Onwards I went to the middle of town, feeling quite chuffed with myself, to stuff 10yoyos worth of hamburgers into me and engage in click and whistle conversations with the locals. 
Burgers down my neck, and then swiftly up again, it was time to get the secret weapon out of the boot of my little tank - Veda Bread, the Fuhrer’s favourite. Anybody with any sense knows to come prepared and any seasoned white-winged watcher knows that Veda Bread works the best because it’s made in Northern Ireland. I only had to crinkle the wrapper and suddenly they were everywhere – Common Waves and Common White Waves and, just as I’d hoped, a few Common Wave x Common White Wave hybrids. At one point I thought I had a Common White Wave x Common Wave x Common White Wave hybrid but the antennae were slightly too lobed and I had to put it down as a ‘Cabera spp.’ – it just shows you, you can’t win them all!

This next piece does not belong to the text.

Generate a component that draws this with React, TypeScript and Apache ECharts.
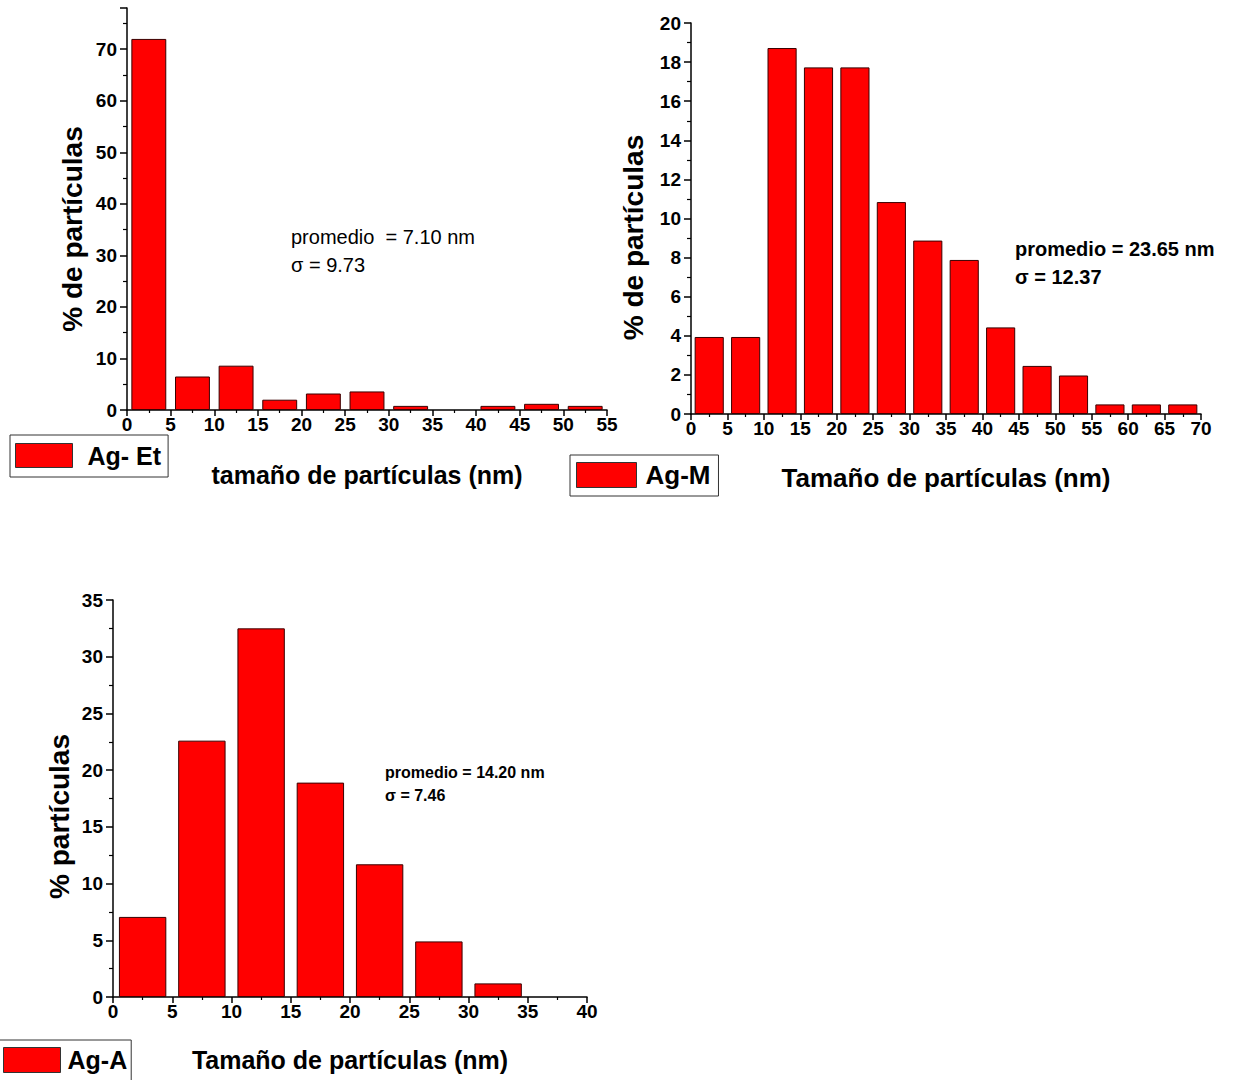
import React, { useEffect, useRef } from 'react';
import * as echarts from 'echarts';

const FONT = '"Liberation Sans", Arial, Helvetica, sans-serif';

// bin width (nm) and lower edges of the bins
const BIN = 5;
const etBins = [0, 5, 10, 15, 20, 25, 30, 35, 40, 45, 50];
const etValues = [72.0, 6.5, 8.6, 2.0, 3.2, 3.6, 0.8, 0, 0.8, 1.2, 0.8];
const mBins = [0, 5, 10, 15, 20, 25, 30, 35, 40, 45, 50, 55, 60, 65];
const mValues = [3.94, 3.94, 18.72, 17.73, 17.73, 10.84, 8.87, 7.88, 4.43, 2.46, 1.97, 0.49, 0.49, 0.49];
const aBins = [0, 5, 10, 15, 20, 25, 30, 35];
const aValues = [7.06, 22.6, 32.5, 18.9, 11.7, 4.9, 1.2, 0];

// axis ranges
const etXMax = 55;
const etYMax = 78;
const etYInterval = 10;
const mXMax = 70;
const mYMax = 20;
const mYInterval = 2;
const aXMax = 40;
const aYMax = 35;
const aYInterval = 5;

// texts
const seriesNames = ['Ag- Et', 'Ag-M', 'Ag-A'];
const xNames = ['tamaño de partículas (nm)', 'Tamaño de partículas (nm)', 'Tamaño de partículas (nm)'];
const yNames = ['% de partículas', '% de partículas', '% partículas'];
const etStats = ['promedio  = 7.10 nm', 'σ = 9.73'];
const mStats = ['promedio = 23.65 nm', 'σ = 12.37'];
const aStats = ['promedio = 14.20 nm', 'σ = 7.46'];

// empty bins are not drawn (no bar at all)
const toPairs = (bins: number[], vals: number[]) =>
  bins.map((b, i) => [b + BIN / 2, vals[i] === 0 ? '-' : vals[i]]);

const black = '#000';

function xAxis(gridIndex: number, max: number, name: string, nameSize: number, labelSize: number, nameGap: number) {
  return {
    type: 'value',
    gridIndex,
    min: 0,
    max,
    interval: 5,
    axisLine: { show: true, onZero: false, lineStyle: { color: black, width: 1.5 } },
    axisTick: { show: true, inside: false, length: 6, lineStyle: { color: black, width: 1.5 } },
    minorTick: { show: true, splitNumber: 2, length: 3, lineStyle: { color: black, width: 1.2 } },
    splitLine: { show: false },
    minorSplitLine: { show: false },
    axisLabel: { color: black, fontFamily: FONT, fontWeight: 'bold', fontSize: labelSize, margin: 5 },
    name,
    nameLocation: 'middle',
    nameGap,
    nameMoveOverlap: false,
    nameTextStyle: { color: black, fontFamily: FONT, fontWeight: 'bold', fontSize: nameSize },
  };
}

function yAxis(gridIndex: number, max: number, interval: number, name: string, nameGap: number, shift: number, showMax: boolean, labelSize: number) {
  return {
    type: 'value',
    gridIndex,
    min: 0,
    max,
    interval,
    axisLine: { show: true, onZero: false, lineStyle: { color: black, width: 1.5 } },
    axisTick: { show: true, inside: false, length: 7, lineStyle: { color: black, width: 1.5 } },
    minorTick: { show: true, splitNumber: 2, length: 4, lineStyle: { color: black, width: 1.2 } },
    splitLine: { show: false },
    minorSplitLine: { show: false },
    axisLabel: { color: black, fontFamily: FONT, fontWeight: 'bold', fontSize: labelSize, margin: 10, showMaxLabel: showMax },
    name,
    nameLocation: 'middle',
    nameGap,
    nameMoveOverlap: false,
    nameTextStyle: {
      color: black,
      fontFamily: FONT,
      fontWeight: 'bold',
      fontSize: 28,
      padding: [0, shift * 2, 0, 0],
    },
  };
}

function barSeries(name: string, idx: number, bins: number[], vals: number[]) {
  return {
    type: 'bar',
    name,
    xAxisIndex: idx,
    yAxisIndex: idx,
    barWidth: '80%',
    data: toPairs(bins, vals),
    itemStyle: { color: '#ff0000', borderColor: '#3a0000', borderWidth: 1 },
    emphasis: { disabled: true },
  };
}

function legend(name: string, left: number, top: number, padding: number[], iw: number, ih: number, fontSize: number, gap: number) {
  return {
    show: true,
    data: [name],
    left,
    top,
    padding,
    orient: 'horizontal',
    borderColor: '#333',
    borderWidth: 1,
    backgroundColor: '#fff',
    itemWidth: iw,
    itemHeight: ih,
    icon: 'rect',
    selectedMode: false,
    itemStyle: { color: '#ff0000', borderColor: '#333', borderWidth: 1 },
    textStyle: { color: black, fontFamily: FONT, fontWeight: 'bold', fontSize, padding: [0, 0, 0, gap] },
  };
}

function statText(x: number, y: number, text: string, size: number, bold: boolean) {
  return {
    type: 'text',
    x,
    y,
    style: {
      text,
      fill: black,
      fontFamily: FONT,
      fontSize: size,
      fontWeight: bold ? 'bold' : 'normal',
      align: 'left',
      verticalAlign: 'middle',
    },
  };
}

export default function App() {
  const ref = useRef<HTMLDivElement>(null);
  useEffect(() => {
    document.body.style.margin = '0';
    if (!ref.current) return;
    const chart = echarts.init(ref.current, null, { renderer: 'svg' });
    const option: any = {
      animation: false,
      backgroundColor: '#fff',
      grid: [
        { left: 127, top: 8, width: 480, height: 402, outerBoundsMode: 'none', containLabel: false },
        { left: 691, top: 23, width: 510, height: 391, outerBoundsMode: 'none', containLabel: false },
        { left: 113, top: 600, width: 474, height: 397, outerBoundsMode: 'none', containLabel: false },
      ],
      xAxis: [
        xAxis(0, etXMax, xNames[0], 25, 19, 52),
        xAxis(1, mXMax, xNames[1], 26, 19, 51),
        xAxis(2, aXMax, xNames[2], 25, 19, 50),
      ],
      yAxis: [
        yAxis(0, etYMax, etYInterval, yNames[0], 41, 20, false, 19),
        yAxis(1, mYMax, mYInterval, yNames[1], 44, 19, true, 19),
        yAxis(2, aYMax, aYInterval, yNames[2], 40, 18, true, 19),
      ],
      legend: [
        legend(seriesNames[0], 10, 435, [8, 7, 9, 5], 57, 24, 25, 10),
        legend(seriesNames[1], 570, 455, [7, 8, 8, 6], 60, 25, 26, 4),
        legend(seriesNames[2], -2, 1040, [7, 4, 12, 5], 57, 25, 25, 2),
      ],
      series: [
        barSeries(seriesNames[0], 0, etBins, etValues),
        barSeries(seriesNames[1], 1, mBins, mValues),
        barSeries(seriesNames[2], 2, aBins, aValues),
      ],
      graphic: [
        statText(291, 237, etStats[0], 20, false),
        statText(291, 265, etStats[1], 20, false),
        statText(1015, 249, mStats[0], 20, true),
        statText(1015, 277, mStats[1], 20, true),
        statText(385, 772, aStats[0], 16, true),
        statText(385, 795, aStats[1], 16, true),
      ],
    };
    chart.setOption(option);
    return () => chart.dispose();
  }, []);
  return <div ref={ref} style={{ width: 1233, height: 1080 }} />;
}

Above: Common White Wave x Common Wave x Common White Wave hybrid?

Things were going spiffingly so I decided to throw caution to the wind, finish the bottle of Kahlua, and head straight for the end of the quay. I couldn’t have timed it better as the fishing fleet was just returning and all around Muslin Moths were loafing on the water hoping for discarded bits of fish. Carefully scrutiny of these noisy flocks revealed no less than 3 Yellowtail, 4 Clouded Silver, a Spindle Ermine and 10 White Prominent (the latter turning out to be one of the commonest species by the end of the day).

 Above: Common as muck

I spent a few more hours around Killybegs finding, amongst other things, the nest of a Derk Charles but it was getting late and the sun was coming up. There was still time enough for one more tick – stepping into my car I noticed something on the wheel arch. What was it? Nothing but a White-shouldered House Moth!!! Not quite a white-winged but probably one of the commonest pieces of shit you’re ever likely to see! And it feeds on shit! – that puts it in the White-winged Hall of Fame for me – a truly great end to a mediocre day. All in all, not bad for a bloke who’s dead. Will I be back next year to Killybegs? No, I’ve seen them all and I’m bored now.